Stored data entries
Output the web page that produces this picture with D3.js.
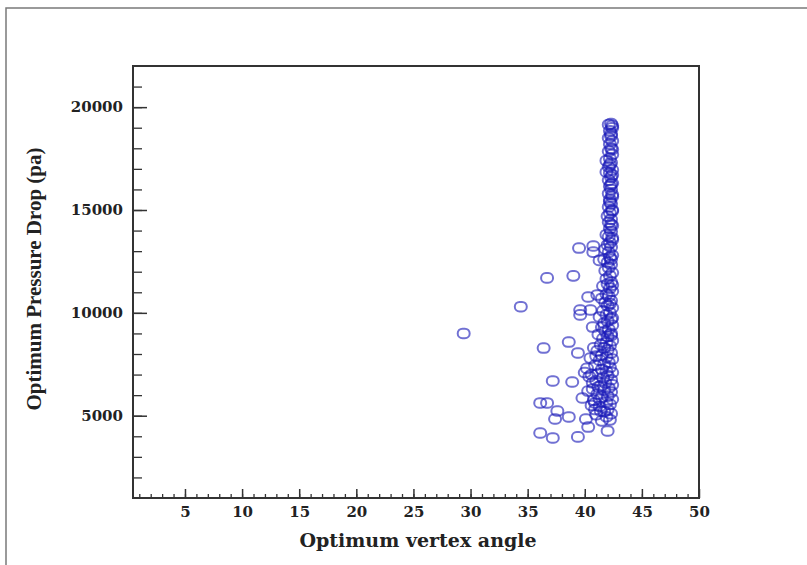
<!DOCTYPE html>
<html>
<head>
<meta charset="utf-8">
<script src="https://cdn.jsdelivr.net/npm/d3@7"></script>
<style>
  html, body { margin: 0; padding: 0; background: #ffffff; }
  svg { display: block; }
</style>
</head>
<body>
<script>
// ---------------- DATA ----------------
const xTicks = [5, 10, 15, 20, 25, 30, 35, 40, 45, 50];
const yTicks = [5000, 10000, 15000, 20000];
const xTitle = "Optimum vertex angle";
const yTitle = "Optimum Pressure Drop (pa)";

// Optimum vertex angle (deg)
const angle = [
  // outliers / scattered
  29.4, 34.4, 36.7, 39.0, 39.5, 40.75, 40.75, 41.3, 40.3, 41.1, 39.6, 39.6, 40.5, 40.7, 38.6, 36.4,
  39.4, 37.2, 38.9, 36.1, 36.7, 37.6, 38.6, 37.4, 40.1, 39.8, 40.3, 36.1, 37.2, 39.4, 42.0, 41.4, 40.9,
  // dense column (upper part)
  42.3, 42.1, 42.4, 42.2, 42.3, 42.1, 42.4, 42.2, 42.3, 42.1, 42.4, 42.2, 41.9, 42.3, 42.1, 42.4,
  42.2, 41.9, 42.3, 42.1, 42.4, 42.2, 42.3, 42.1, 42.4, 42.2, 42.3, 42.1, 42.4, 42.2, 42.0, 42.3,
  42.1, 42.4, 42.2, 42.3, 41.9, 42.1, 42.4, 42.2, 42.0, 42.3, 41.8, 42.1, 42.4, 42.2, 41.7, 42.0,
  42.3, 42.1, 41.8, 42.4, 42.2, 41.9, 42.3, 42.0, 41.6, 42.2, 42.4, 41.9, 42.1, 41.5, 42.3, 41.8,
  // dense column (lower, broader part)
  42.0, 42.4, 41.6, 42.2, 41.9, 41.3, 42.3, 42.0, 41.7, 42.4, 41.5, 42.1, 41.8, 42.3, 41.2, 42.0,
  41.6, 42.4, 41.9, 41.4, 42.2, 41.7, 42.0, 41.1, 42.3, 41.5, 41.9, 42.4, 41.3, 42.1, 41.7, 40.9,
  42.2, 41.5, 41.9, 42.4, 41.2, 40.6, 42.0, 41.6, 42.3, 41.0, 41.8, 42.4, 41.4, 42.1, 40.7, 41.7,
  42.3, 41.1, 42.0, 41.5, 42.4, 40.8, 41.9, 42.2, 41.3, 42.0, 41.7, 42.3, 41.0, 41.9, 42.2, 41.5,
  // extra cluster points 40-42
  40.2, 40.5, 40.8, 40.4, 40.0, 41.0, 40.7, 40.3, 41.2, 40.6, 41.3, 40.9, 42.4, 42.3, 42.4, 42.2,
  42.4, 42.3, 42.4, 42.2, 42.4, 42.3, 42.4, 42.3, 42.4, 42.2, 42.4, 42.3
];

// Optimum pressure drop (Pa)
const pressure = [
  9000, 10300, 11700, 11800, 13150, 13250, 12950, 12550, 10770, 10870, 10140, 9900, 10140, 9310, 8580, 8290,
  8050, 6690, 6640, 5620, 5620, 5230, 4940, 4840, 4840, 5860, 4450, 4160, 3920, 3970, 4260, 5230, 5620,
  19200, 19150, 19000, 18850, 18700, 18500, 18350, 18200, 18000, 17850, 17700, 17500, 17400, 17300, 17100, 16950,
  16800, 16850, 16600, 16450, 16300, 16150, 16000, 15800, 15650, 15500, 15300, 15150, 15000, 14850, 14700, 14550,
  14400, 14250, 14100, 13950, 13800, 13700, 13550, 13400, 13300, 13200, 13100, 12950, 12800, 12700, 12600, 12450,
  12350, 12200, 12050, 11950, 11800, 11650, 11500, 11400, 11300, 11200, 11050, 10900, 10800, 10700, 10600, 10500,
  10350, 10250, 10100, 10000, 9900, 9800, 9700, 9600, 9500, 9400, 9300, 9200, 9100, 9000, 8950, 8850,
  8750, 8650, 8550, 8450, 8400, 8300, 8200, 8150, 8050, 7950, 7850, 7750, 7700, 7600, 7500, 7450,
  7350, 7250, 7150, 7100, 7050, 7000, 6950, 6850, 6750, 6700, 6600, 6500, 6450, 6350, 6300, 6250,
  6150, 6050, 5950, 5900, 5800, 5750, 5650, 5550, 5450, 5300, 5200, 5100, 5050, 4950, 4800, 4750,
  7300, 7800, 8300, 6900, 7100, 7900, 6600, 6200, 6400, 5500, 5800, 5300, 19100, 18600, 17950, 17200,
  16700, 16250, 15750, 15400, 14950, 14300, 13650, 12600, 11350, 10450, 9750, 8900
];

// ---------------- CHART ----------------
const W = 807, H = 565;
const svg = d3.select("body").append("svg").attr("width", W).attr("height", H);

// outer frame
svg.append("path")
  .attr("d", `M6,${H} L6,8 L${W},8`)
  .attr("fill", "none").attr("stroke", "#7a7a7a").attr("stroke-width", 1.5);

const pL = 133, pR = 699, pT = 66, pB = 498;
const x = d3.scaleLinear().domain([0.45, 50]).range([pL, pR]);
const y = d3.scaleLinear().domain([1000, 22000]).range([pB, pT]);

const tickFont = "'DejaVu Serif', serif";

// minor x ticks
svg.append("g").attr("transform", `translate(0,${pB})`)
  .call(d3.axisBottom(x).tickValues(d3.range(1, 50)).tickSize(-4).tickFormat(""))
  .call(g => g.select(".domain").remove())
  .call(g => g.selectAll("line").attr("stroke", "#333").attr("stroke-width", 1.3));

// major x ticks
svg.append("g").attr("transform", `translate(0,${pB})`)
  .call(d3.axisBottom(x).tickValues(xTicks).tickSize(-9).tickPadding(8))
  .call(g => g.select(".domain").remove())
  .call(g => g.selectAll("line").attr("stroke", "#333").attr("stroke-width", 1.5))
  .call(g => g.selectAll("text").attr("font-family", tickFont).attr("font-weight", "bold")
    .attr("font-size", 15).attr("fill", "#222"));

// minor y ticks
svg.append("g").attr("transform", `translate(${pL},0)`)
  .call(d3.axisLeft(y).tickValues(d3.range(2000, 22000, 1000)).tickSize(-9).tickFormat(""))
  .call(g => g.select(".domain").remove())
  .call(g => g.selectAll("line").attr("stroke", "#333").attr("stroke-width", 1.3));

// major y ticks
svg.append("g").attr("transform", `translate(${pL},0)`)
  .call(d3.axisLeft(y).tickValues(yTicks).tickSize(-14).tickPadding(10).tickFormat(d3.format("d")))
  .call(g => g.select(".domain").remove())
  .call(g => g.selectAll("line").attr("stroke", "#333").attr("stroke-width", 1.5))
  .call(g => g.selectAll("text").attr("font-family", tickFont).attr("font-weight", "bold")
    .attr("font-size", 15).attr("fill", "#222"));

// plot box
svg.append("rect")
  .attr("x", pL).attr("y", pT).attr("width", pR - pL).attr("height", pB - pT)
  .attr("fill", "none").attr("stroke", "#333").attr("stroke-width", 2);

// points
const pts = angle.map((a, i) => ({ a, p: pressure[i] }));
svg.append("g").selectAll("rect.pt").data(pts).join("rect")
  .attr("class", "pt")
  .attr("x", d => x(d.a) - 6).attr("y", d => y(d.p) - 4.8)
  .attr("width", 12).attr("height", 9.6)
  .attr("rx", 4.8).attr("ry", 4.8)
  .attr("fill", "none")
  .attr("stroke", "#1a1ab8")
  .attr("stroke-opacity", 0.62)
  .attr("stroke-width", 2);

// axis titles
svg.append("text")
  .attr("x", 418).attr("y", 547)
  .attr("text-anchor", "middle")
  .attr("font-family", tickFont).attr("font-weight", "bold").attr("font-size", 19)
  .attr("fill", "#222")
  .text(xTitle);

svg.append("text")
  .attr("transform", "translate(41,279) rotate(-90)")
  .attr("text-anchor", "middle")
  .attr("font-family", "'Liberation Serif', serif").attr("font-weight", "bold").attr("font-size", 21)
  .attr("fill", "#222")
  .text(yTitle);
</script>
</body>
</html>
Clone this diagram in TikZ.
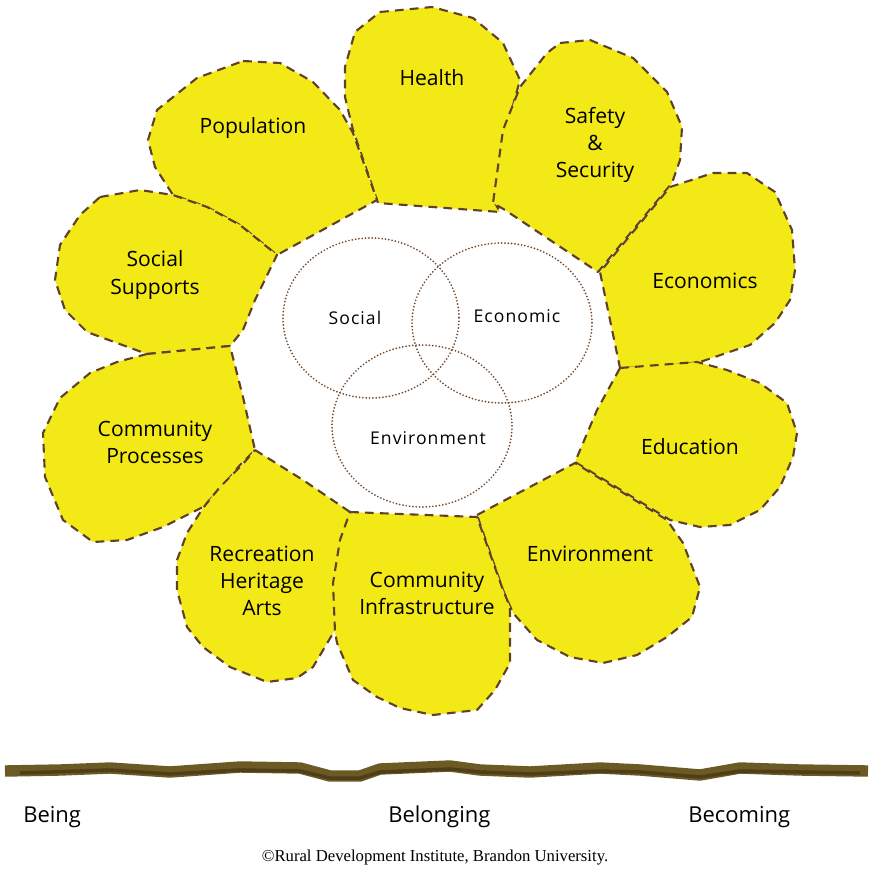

Goal :: Search the listing for the word "this". Copy every line in which it occurs.

Output ::
Output the web page that produces this picture with D3.js.
Clone this diagram in TikZ.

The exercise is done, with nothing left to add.